Ao mesmo tempo, novas agências estão aproveitando ao máximo o interesse ressurgente em carreiras de viagens. A Fora Travel Inc. foi fundada em 2021 para dar aos aspirantes a consultores de viagens fácil acesso a treinamento e tecnologia, bem como a uma rede de mentores e eventos. Em abril, anunciou que havia arrecadado 60 milhões de dólares em uma rodada de financiamento Série B e C, liderada pela Thrive Capital de Josh Kushner e pela Insight Partners.
A cofundadora Henley Vazquez disse que cerca de 97% dos agentes da empresa são novos na indústria de viagens, e 86% são mulheres —muitas delas mães que apreciam a flexibilidade do trabalho. Para alguns recém-chegados, não leva muito tempo para começar a ganhar um bom dinheiro.
“Nos últimos três anos, tivemos 35 consultores que atingiram 1 milhão de dólares em vendas em seu primeiro ano de adesão”, disse Vazquez em uma entrevista.
Flood foi apresentada a Vazquez por um amigo em comum em 2021. Na época, ela ainda trabalhava como advogada, mas se sentia cada vez mais desiludida com seu trabalho. Ela sabia que queria fazer algo ligado a viagens, e Vazquez estava apenas começando a Fora. “O que ela tinha a perder?”, perguntou sua nova amiga.
“Eu não tinha hipoteca, não tinha filhos, não tenho nenhuma dessas coisas que afetam seu processo de pensamento ao tomar uma grande decisão financeira”, disse Flood. “Então, foi um ótimo momento na minha vida para fazer essa transição e dar o salto e, é claro, nunca olhei para trás.”

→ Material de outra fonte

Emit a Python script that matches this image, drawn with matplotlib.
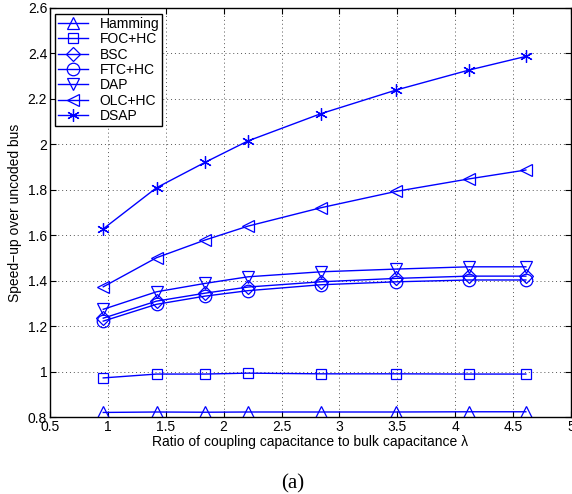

Para Bixby, vir de um ambiente de negócios —especialmente um que envolve relacionamentos próximos com clientes e gestão de dinheiro na lucrativa indústria financeira de Nova York— tem sido uma vantagem. As três primeiras viagens que ela planejou foram para um ex-colega de trabalho, um cliente de fundo mútuo e um amigo próximo. Recentemente, um gestor de fundos de hedge com quem ela havia trabalhado ligou para ajudá-lo a planejar umas férias.
“Eles sabem que protegerei seu investimento, e não é apenas dinheiro, é tempo”, disse ela.